Athena Tasiopoulos’ encaustic pictures on wood panel, paper, and hunks of found wood provide us with a map for sacred walks through imagined ancient/modern landscapes. Her process begins with carefully chosen colored paper collaged over the surface of her chosen canvas. These colors are lusciously muted by the encaustic process that follows (the Greek word enkaustikos means “to heat or burn in”), in which she employs a heating apparatus to melt down a combination of natural bees wax and dammar resin (crystallized tree sap). The Greek painter Pausius (early 4th century A.D.) is widely acknowledged as the inventor of the method of encaustic painting, and one can find uses of encaustic wax on Egyptian burial masks. Athena’s fusing of this ancient method with her modern approach to form gives her work a timeless and sublime richness. Let your own imagination and emotions rise as you enter and amble through the work. And as you leave, remember you are standing on sacred ground, wherever you are.
—Joseph Pensak
CURATOR’S STATEMENT
“I want all of the rich historical colorations to be manifest in talking about our finitude.” The philosopher Cornel West speaks these words in the back of a taxi cab being driven around Manhattan for Astra Taylor’s “philosophy-in-the-street” documentary Examined Life. As the yellow checkered cab weaves it way past a U-Haul truck unloading yet to be clothed mannequins for a window display, West goes on to distinguish between the too abstract concept of “death” favored by Martin Heidegger in favor of John Donne’s “corpses.” “That’s what Bluesmen do. That’s what Jazz men do. They start with catastrophe, the wreckage of history, the funk of life!” West intones, jaw up, eyes smiling-wide, perched erect on the edge of the back seat.
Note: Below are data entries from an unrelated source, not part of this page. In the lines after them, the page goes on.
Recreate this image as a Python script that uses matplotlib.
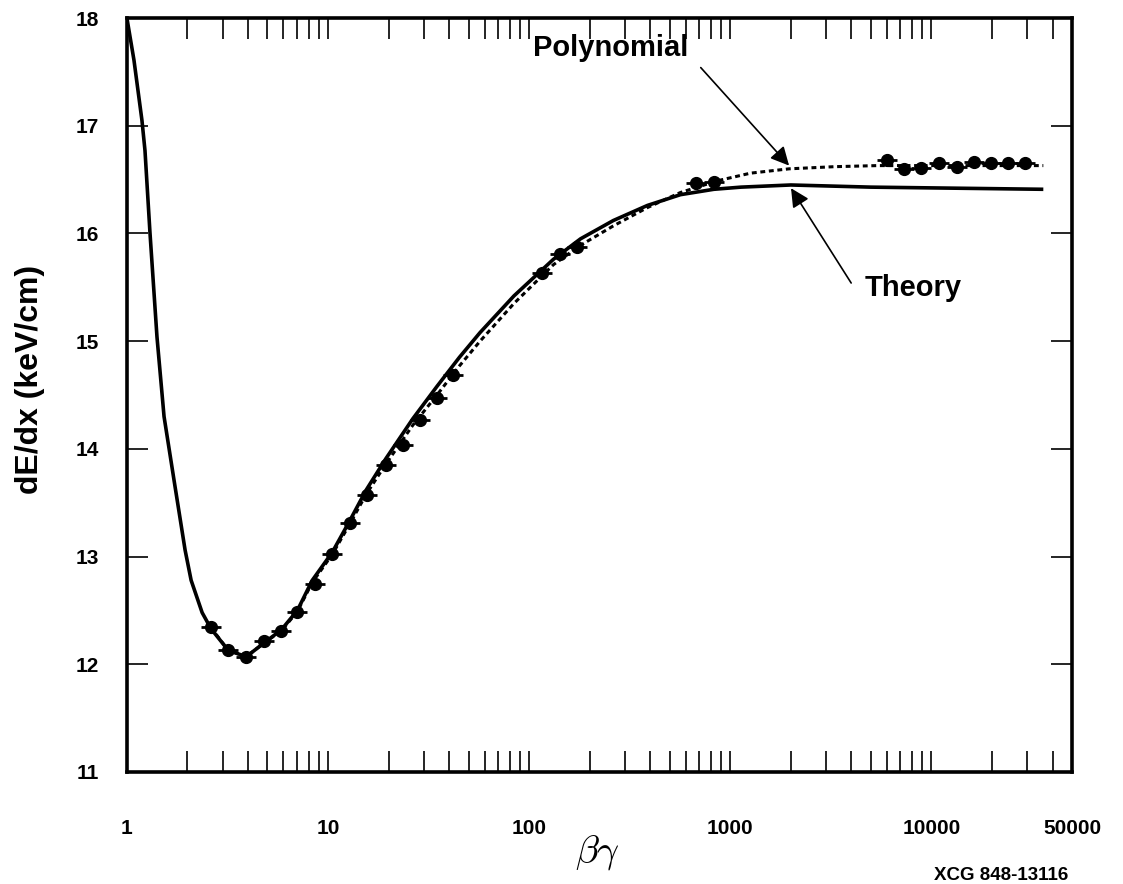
import matplotlib
matplotlib.use('Agg')
import matplotlib.pyplot as plt
from matplotlib.ticker import FixedLocator, NullFormatter

plt.rcParams['font.family'] = ['Liberation Sans', 'DejaVu Sans']
plt.rcParams['mathtext.fontset'] = 'cm'

# theory curve (solid)
theory_bg = [1.0, 1.084, 1.188, 1.23, 1.302, 1.411, 1.53, 1.715, 1.947, 2.086, 2.366,
             2.62, 3.19, 3.92, 4.82, 5.86, 7.04, 8.35, 10.5, 12.8, 15.5, 19.4, 26.4,
             34.8, 45, 57, 84, 132, 180, 262, 387, 565, 828, 1130, 2000, 5000, 36000]
theory_dedx = [18.0, 17.61, 17.05, 16.77, 16.01, 15.04, 14.30, 13.71, 13.06, 12.78, 12.48,
               12.33, 12.13, 12.07, 12.20, 12.32, 12.50, 12.78, 13.04, 13.33, 13.62, 13.91, 14.28,
               14.58, 14.85, 15.08, 15.42, 15.76, 15.95, 16.12, 16.26, 16.36, 16.41, 16.43, 16.45, 16.43, 16.41]

# polynomial fit (dotted)
poly_bg = [2.62, 3.19, 3.92, 4.82, 5.86, 7.04, 8.35, 10.5, 12.8, 15.5, 19.4, 26.4, 34.8,
           45, 57, 84, 132, 180, 262, 387, 565, 867, 1262, 1960, 3300, 5400, 36000]
poly_dedx = [12.34, 12.13, 12.07, 12.20, 12.31, 12.49, 12.76, 13.02, 13.30, 13.58, 13.86, 14.22, 14.50,
             14.77, 15.00, 15.35, 15.71, 15.89, 16.07, 16.24, 16.38, 16.49, 16.56, 16.60, 16.62, 16.63, 16.63]

# measured points
data_bg = [2.62, 3.19, 3.92, 4.82, 5.86, 7.04, 8.57, 10.5, 12.8, 15.7, 19.4, 23.5, 28.6, 34.8,
           41.8, 116, 143, 173, 673, 828, 6040, 7330, 8910, 10960, 13330, 16200, 19690, 23940, 29110]
data_dedx = [12.35, 12.13, 12.07, 12.22, 12.31, 12.49, 12.75, 13.02, 13.31, 13.57, 13.85, 14.04, 14.27, 14.47,
             14.69, 15.63, 15.81, 15.87, 16.47, 16.48, 16.68, 16.60, 16.61, 16.65, 16.62, 16.66, 16.65, 16.65, 16.65]

xticks = [1, 10, 100, 1000, 10000, 50000]
xlabels = ['1', '10', '100', '1000', '10000', '50000']
yticks = [11, 12, 13, 14, 15, 16, 17, 18]

fig = plt.figure(figsize=(11.23, 8.84), dpi=100)
ax = fig.add_axes([0.113, 0.1267, 0.8416, 0.8529])

ax.plot(theory_bg, theory_dedx, color='black', lw=2.6, solid_capstyle='butt', solid_joinstyle='round')
ax.plot(poly_bg, poly_dedx, color='black', lw=2.2, linestyle=(0, (1.6, 1.2)))
ax.plot(data_bg, data_dedx, linestyle='none', marker='o', ms=8.5, color='black')
ax.plot(data_bg, data_dedx, linestyle='none', marker='_', ms=15, mew=2, color='black')

ax.set_xscale('log')
ax.set_xlim(1, 50000)
ax.set_ylim(11, 18)

minors = [m * 10 ** d for d in range(0, 5) for m in range(2, 10) if m * 10 ** d < 50000]
ax.xaxis.set_major_locator(FixedLocator(xticks))
ax.xaxis.set_minor_locator(FixedLocator(minors))
ax.xaxis.set_minor_formatter(NullFormatter())
ax.set_xticklabels(xlabels)
ax.set_yticks(yticks)

ax.tick_params(axis='both', which='both', direction='in', top=True, right=True,
               length=15, width=1.2, labelsize=15)
ax.tick_params(axis='x', which='major', pad=34)
ax.tick_params(axis='y', which='major', pad=20)
for lab in ax.get_xticklabels() + ax.get_yticklabels():
    lab.set_fontweight('bold')

for s in ax.spines.values():
    s.set_linewidth(2.6)

fig.text(30 / 1123, 1 - 379 / 884, 'dE/dx (keV/cm)', rotation=90, ha='center',
         va='center', fontsize=23, fontweight='bold')
fig.text(597 / 1123, 1 - 852 / 884, r'$\beta\gamma$', ha='center', va='center', fontsize=28)
fig.text(1068 / 1123, 1 - 876 / 884, 'XCG 848-13116', ha='right', va='center',
         fontsize=13.5, fontweight='bold')

arrow = dict(arrowstyle='-|>', color='black', lw=1.2, mutation_scale=28, shrinkA=0, shrinkB=0)
ax.text(621, 17.72, 'Polynomial', ha='right', va='center', fontsize=21, fontweight='bold')
ax.annotate('', xy=(1960, 16.63), xytext=(713, 17.54), arrowprops=arrow)
ax.text(4634, 15.49, 'Theory', ha='left', va='center', fontsize=21, fontweight='bold')
ax.annotate('', xy=(2004, 16.42), xytext=(3990, 15.54), arrowprops=arrow)

fig.savefig('out.png', dpi=100)
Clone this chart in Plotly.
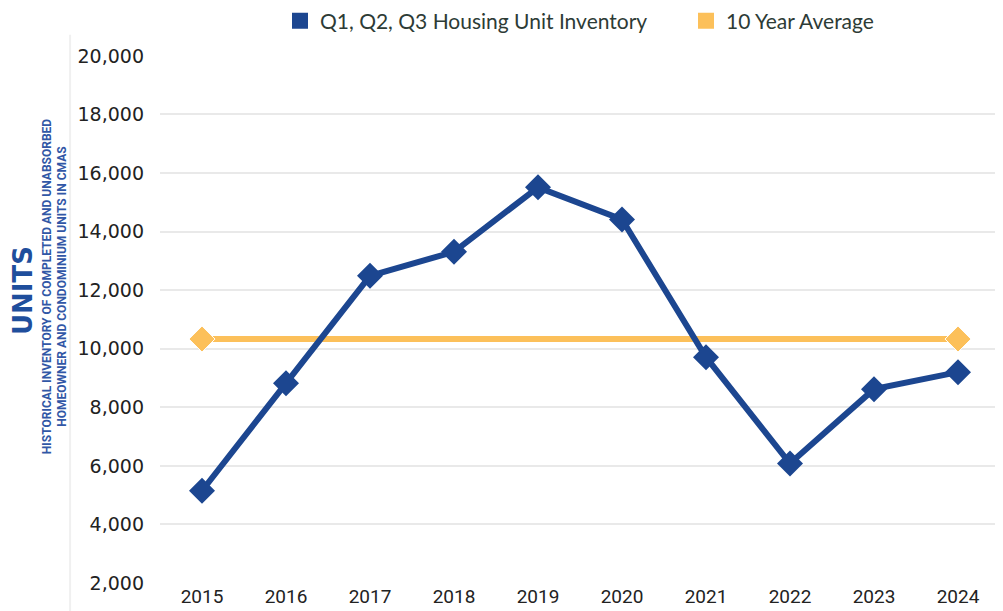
import plotly.graph_objects as go

# chart data
years = ['2015', '2016', '2017', '2018', '2019', '2020', '2021', '2022', '2023', '2024']
inventory = [5150, 8820, 12490, 13310, 15510, 14410, 9710, 6080, 8620, 9200]
ten_year_avg = [10330] * len(years)
y_ticks = [2000, 4000, 6000, 8000, 10000, 12000, 14000, 16000, 18000, 20000]

BLUE = '#1c4690'
ORANGE = '#fcc05a'

# the page body has an 8px margin, so the figure is sized to sit inside the window
W, H = 995, 603

# the average line only shows markers at its ends
avg_sizes = [20 if i in (0, len(years) - 1) else 0 for i in range(len(years))]

fig = go.Figure()

fig.add_trace(go.Scatter(x=years, y=ten_year_avg, mode='lines+markers',
                         line=dict(color=ORANGE, width=6),
                         marker=dict(symbol='diamond', size=avg_sizes, color=ORANGE, opacity=1),
                         showlegend=False))
fig.add_trace(go.Scatter(x=years, y=inventory, mode='lines+markers',
                         line=dict(color=BLUE, width=6),
                         marker=dict(symbol='diamond', size=20, color=BLUE),
                         showlegend=False))

# legend entries as squares, one legend each so they can be placed freely
fig.add_trace(go.Scatter(x=[None], y=[None], mode='markers', name='Q1, Q2, Q3 Housing Unit Inventory',
                         marker=dict(symbol='square', size=25, color=BLUE), legend='legend'))
fig.add_trace(go.Scatter(x=[None], y=[None], mode='markers', name='10 Year Average',
                         marker=dict(symbol='square', size=25, color=ORANGE), legend='legend2'))

# faint vertical divider on the left
fig.add_shape(type='line', xref='paper', yref='paper', x0=-0.107, x1=-0.107, y0=-0.06, y1=1.04,
              line=dict(color='#f0f0f0', width=2))

fig.add_annotation(text='<b>UNITS</b>', xref='paper', yref='paper', x=-0.163, y=0.554,
                   xanchor='center', yanchor='middle', borderpad=0,
                   textangle=-90, showarrow=False, font=dict(family='DejaVu Sans', size=26, color='#1f4e9c'))
fig.add_annotation(text='<b>HISTORICAL INVENTORY OF COMPLETED AND UNABSORBED<br>HOMEOWNER AND CONDOMINIUM UNITS IN CMAS</b>',
                   xref='paper', yref='paper', x=-0.125, y=0.563, xanchor='center', yanchor='middle',
                   textangle=-90, showarrow=False,
                   font=dict(family='Roboto', size=12, color='#3157a6'))

legend_style = dict(orientation='h', xref='container', yref='container', yanchor='middle',
                    y=1 - 13 / H, xanchor='left',
                    font=dict(family='Lato', size=21, color='#2d3b36'),
                    bgcolor='rgba(0,0,0,0)')

fig.update_layout(
    width=W, height=H,
    margin=dict(l=152, r=3, t=46, b=24),
    paper_bgcolor='white', plot_bgcolor='white',
    font=dict(family='Lato', color='#222222'),
    legend=dict(legend_style, x=272 / W),
    legend2=dict(legend_style, x=678 / W),
    xaxis=dict(type='category', range=[-0.5, len(years) - 0.5], showgrid=False, showline=False,
               zeroline=False,
               tickfont=dict(family='Roboto', size=19, color='#222222')),
    yaxis=dict(range=[2000, 20000], tickvals=y_ticks, tickformat=',', showline=False, zeroline=False,
               gridcolor='#e9e9e9', gridwidth=2, ticklabelstandoff=15,
               tickfont=dict(family='DejaVu Sans', size=19, color='#222222')),
)

fig.write_html('out.html')
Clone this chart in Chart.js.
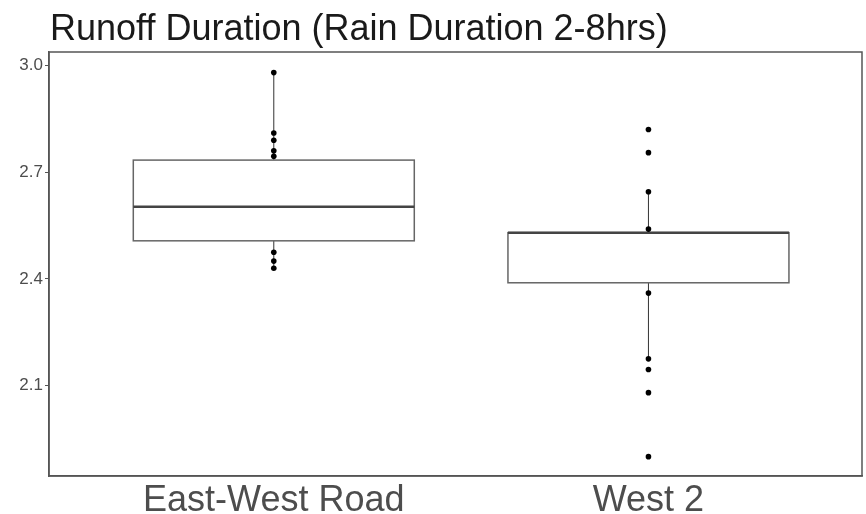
<!DOCTYPE html>
<html>
<head>
<meta charset="utf-8">
<script src="https://cdn.jsdelivr.net/npm/chart.js"></script>
<style>
html, body { margin: 0; padding: 0; background: #fff; }
</style>
</head>
<body>
<canvas id="myChart" width="866" height="514"></canvas>
<script>
const categories = ['East-West Road', 'West 2'];
const yTicks = [2.1, 2.4, 2.7, 3.0];

// raw points per group
const ewPoints = [2.98, 2.81, 2.79, 2.76, 2.745, 2.475, 2.45, 2.43];
const w2Points = [2.82, 2.755, 2.645, 2.54, 2.36, 2.175, 2.145, 2.08, 1.90];

// box stats per group
const whiskerLow = [2.43, 2.175];
const q1 = [2.507, 2.389];
const median = [2.603, 2.530];
const q3 = [2.734, 2.530];
const whiskerHigh = [2.98, 2.645];

const ctx = document.getElementById('myChart');

const boxPlugin = {
  id: 'boxes',
  beforeDatasetsDraw(chart) {
    const c = chart.ctx;
    const xs = chart.scales.x, ys = chart.scales.y;
    categories.forEach((cat, i) => {
      const xc = xs.getPixelForValue(i + 1);
      const half = (xs.getPixelForValue(1.375) - xs.getPixelForValue(1));
      c.save();
      // whiskers
      c.strokeStyle = '#333';
      c.lineWidth = 1;
      c.beginPath();
      c.moveTo(xc, ys.getPixelForValue(whiskerHigh[i]));
      c.lineTo(xc, ys.getPixelForValue(q3[i]));
      c.moveTo(xc, ys.getPixelForValue(q1[i]));
      c.lineTo(xc, ys.getPixelForValue(whiskerLow[i]));
      c.stroke();
      // box
      const top = ys.getPixelForValue(q3[i]);
      const bot = ys.getPixelForValue(q1[i]);
      c.fillStyle = '#fff';
      c.fillRect(xc - half, top, half * 2, bot - top);
      c.strokeStyle = '#666';
      c.lineWidth = 1.5;
      c.strokeRect(xc - half, top, half * 2, bot - top);
      // median
      c.strokeStyle = '#444';
      c.lineWidth = 2.5;
      c.beginPath();
      c.moveTo(xc - half, ys.getPixelForValue(median[i]));
      c.lineTo(xc + half, ys.getPixelForValue(median[i]));
      c.stroke();
      c.restore();
    });
  },
  afterDraw(chart) {
    const c = chart.ctx;
    const a = chart.chartArea;
    c.save();
    c.strokeStyle = '#555';
    c.lineWidth = 1.5;
    c.strokeRect(a.left, a.top, a.right - a.left, a.bottom - a.top);
    c.fillStyle = '#1a1a1a';
    c.font = '36px "Liberation Sans", Arial, sans-serif';
    c.textBaseline = 'alphabetic';
    c.fillText('Runoff Duration (Rain Duration 2-8hrs)', 50, 40);
    c.restore();
  }
};

new Chart(ctx, {
  type: 'scatter',
  data: {
    datasets: [
      { label: categories[0], data: ewPoints.map(v => ({ x: 1, y: v })) },
      { label: categories[1], data: w2Points.map(v => ({ x: 2, y: v })) }
    ]
  },
  options: {
    responsive: false,
    animation: false,
    layout: { padding: { top: 52, right: 4, left: 0, bottom: 0 } },
    elements: {
      point: { radius: 2.8, backgroundColor: '#000', borderColor: '#000', borderWidth: 0 }
    },
    plugins: {
      legend: { display: false },
      tooltip: { enabled: false }
    },
    scales: {
      x: {
        type: 'linear',
        min: 0.4,
        max: 2.57,
        afterBuildTicks: s => { s.ticks = categories.map((c, i) => ({ value: i + 1 })); },
        afterFit: s => { s.height = 38; },
        ticks: {
          callback: v => categories[v - 1],
          font: { family: '"Liberation Sans", Arial, sans-serif', size: 36, lineHeight: 1 },
          color: '#4d4d4d',
          padding: -1,
          maxRotation: 0
        },
        grid: { display: false },
        border: { display: true, color: '#555', width: 1.5 }
      },
      y: {
        min: 1.8456,
        max: 3.038,
        afterBuildTicks: s => { s.ticks = yTicks.map(v => ({ value: v })); },
        afterFit: s => { s.width = 49; },
        ticks: {
          callback: v => v.toFixed(1),
          font: { family: '"Liberation Sans", Arial, sans-serif', size: 17 },
          color: '#4d4d4d',
          padding: 2
        },
        grid: { drawOnChartArea: false, drawTicks: true, tickLength: 4, color: '#555' },
        border: { display: true, color: '#555', width: 1.5 }
      }
    }
  },
  plugins: [boxPlugin]
});
</script>
</body>
</html>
Steve Budington’s paintings sit similarly on the wall: angular, elbows-out shapes and colors draw and discomfit the eye, while the no less stunning folds of nautical warning flags—a visual theme in most of these works—hold and hide the peril lurking here; our finitude and the catastrophe inherent in our late modern verge-of-apocalypse-feeling world. But to focus only on the peril is to miss the hope that equally rears its head here—these works, our land, the thrill of existing at all, all of it is so goddamned beautiful. And so we are left to wonder alongside these paintings, without answers, warning flag in hand, vigilantly searching the wild horizon for a bobbing light coming from the shore.